§ WHAT IS BEING ASKED
Starting at the line that contains "Emit a Python" and stopping at the line that contains "fig = go.Figure()", copy every line exactly, both ends included, without the pictures.

§ EXTRACTED INFORMATION
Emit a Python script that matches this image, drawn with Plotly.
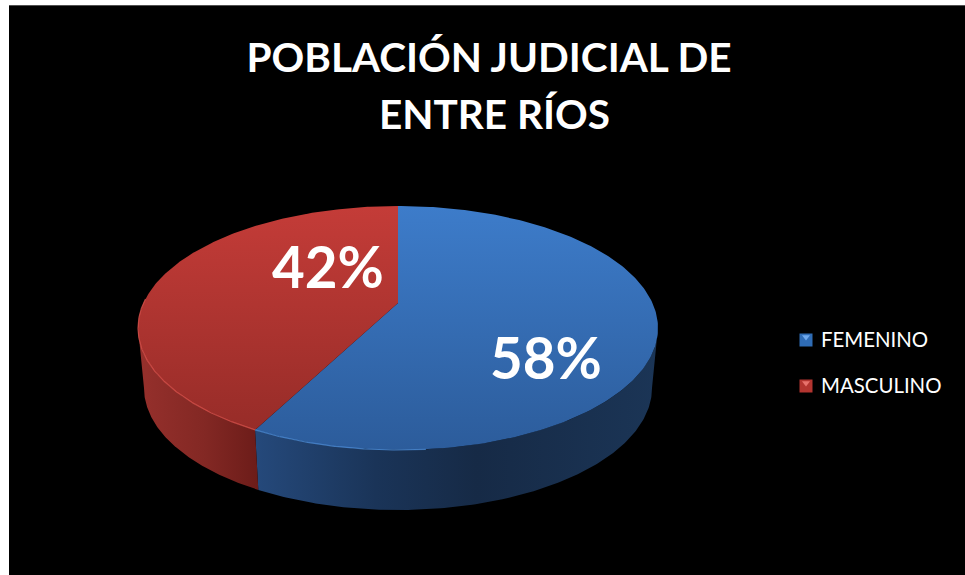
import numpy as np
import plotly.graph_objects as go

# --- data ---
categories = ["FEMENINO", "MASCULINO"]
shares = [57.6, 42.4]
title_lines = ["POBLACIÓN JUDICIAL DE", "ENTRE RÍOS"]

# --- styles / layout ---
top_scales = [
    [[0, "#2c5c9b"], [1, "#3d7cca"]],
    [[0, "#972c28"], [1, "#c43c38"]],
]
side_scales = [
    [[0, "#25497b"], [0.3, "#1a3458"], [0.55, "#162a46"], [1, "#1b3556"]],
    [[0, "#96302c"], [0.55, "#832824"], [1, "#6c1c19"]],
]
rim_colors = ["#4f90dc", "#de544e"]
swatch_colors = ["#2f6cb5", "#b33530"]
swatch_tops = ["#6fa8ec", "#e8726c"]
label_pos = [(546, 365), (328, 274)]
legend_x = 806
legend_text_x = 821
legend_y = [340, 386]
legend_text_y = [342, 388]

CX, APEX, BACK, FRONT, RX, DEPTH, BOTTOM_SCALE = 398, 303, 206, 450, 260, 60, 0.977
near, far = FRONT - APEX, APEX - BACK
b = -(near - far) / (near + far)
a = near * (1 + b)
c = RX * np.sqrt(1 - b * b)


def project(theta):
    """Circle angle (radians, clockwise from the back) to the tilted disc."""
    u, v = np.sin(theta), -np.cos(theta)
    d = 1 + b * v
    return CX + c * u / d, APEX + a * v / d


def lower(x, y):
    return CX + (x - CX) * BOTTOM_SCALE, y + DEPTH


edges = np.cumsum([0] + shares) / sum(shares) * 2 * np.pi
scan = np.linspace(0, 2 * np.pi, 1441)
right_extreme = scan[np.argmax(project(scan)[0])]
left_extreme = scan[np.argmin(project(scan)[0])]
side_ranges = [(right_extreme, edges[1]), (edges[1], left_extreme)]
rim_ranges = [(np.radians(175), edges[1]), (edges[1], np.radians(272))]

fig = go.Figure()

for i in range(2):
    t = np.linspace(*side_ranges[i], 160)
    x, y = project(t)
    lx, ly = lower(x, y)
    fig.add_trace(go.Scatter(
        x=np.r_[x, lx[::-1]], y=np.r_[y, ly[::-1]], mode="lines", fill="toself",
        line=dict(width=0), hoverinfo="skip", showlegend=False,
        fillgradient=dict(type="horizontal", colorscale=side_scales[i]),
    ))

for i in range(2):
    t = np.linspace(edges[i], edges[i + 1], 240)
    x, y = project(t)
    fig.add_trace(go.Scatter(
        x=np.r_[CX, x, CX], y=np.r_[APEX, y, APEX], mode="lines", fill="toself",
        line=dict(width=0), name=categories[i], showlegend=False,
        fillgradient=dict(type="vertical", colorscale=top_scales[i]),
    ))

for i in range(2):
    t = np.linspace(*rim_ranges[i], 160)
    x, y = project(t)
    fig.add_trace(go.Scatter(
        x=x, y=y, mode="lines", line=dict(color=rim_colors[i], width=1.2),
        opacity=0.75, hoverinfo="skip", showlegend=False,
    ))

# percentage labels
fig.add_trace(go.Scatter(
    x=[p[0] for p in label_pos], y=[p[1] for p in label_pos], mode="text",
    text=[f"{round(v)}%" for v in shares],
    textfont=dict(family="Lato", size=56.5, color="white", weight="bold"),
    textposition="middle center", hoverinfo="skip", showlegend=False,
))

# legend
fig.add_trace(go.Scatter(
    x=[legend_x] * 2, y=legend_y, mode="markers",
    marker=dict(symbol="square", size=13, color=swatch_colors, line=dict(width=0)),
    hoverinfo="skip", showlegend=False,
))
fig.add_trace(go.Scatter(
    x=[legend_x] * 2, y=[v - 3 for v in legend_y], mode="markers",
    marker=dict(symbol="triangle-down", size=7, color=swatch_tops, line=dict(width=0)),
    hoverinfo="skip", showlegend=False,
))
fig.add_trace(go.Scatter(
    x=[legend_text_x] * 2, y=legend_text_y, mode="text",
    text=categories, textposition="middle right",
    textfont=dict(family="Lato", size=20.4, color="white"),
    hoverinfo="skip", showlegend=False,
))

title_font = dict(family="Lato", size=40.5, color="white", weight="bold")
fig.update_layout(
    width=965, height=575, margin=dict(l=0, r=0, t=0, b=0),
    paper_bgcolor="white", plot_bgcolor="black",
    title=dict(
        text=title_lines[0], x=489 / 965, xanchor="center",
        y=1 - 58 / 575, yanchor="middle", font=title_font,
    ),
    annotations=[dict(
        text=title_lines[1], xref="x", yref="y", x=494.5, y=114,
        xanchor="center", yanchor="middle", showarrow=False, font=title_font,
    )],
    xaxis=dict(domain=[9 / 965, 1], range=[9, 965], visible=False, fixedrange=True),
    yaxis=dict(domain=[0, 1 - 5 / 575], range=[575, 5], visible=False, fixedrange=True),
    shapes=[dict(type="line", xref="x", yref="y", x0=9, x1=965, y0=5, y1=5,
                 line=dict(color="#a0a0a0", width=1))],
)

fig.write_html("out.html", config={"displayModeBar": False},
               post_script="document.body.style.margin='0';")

==

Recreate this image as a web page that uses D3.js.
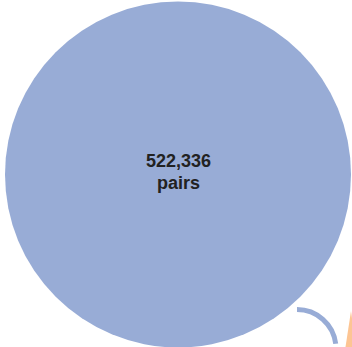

§ SOLUTION TO THIS TASK
Emit a Python script that matches this image, drawn with Plotly.
import numpy as np
import plotly.graph_objects as go

# --- data ---
categories = ["FEMENINO", "MASCULINO"]
shares = [57.6, 42.4]
title_lines = ["POBLACIÓN JUDICIAL DE", "ENTRE RÍOS"]

# --- styles / layout ---
top_scales = [
    [[0, "#2c5c9b"], [1, "#3d7cca"]],
    [[0, "#972c28"], [1, "#c43c38"]],
]
side_scales = [
    [[0, "#25497b"], [0.3, "#1a3458"], [0.55, "#162a46"], [1, "#1b3556"]],
    [[0, "#96302c"], [0.55, "#832824"], [1, "#6c1c19"]],
]
rim_colors = ["#4f90dc", "#de544e"]
swatch_colors = ["#2f6cb5", "#b33530"]
swatch_tops = ["#6fa8ec", "#e8726c"]
label_pos = [(546, 365), (328, 274)]
legend_x = 806
legend_text_x = 821
legend_y = [340, 386]
legend_text_y = [342, 388]

CX, APEX, BACK, FRONT, RX, DEPTH, BOTTOM_SCALE = 398, 303, 206, 450, 260, 60, 0.977
near, far = FRONT - APEX, APEX - BACK
b = -(near - far) / (near + far)
a = near * (1 + b)
c = RX * np.sqrt(1 - b * b)


def project(theta):
    """Circle angle (radians, clockwise from the back) to the tilted disc."""
    u, v = np.sin(theta), -np.cos(theta)
    d = 1 + b * v
    return CX + c * u / d, APEX + a * v / d


def lower(x, y):
    return CX + (x - CX) * BOTTOM_SCALE, y + DEPTH


edges = np.cumsum([0] + shares) / sum(shares) * 2 * np.pi
scan = np.linspace(0, 2 * np.pi, 1441)
right_extreme = scan[np.argmax(project(scan)[0])]
left_extreme = scan[np.argmin(project(scan)[0])]
side_ranges = [(right_extreme, edges[1]), (edges[1], left_extreme)]
rim_ranges = [(np.radians(175), edges[1]), (edges[1], np.radians(272))]

fig = go.Figure()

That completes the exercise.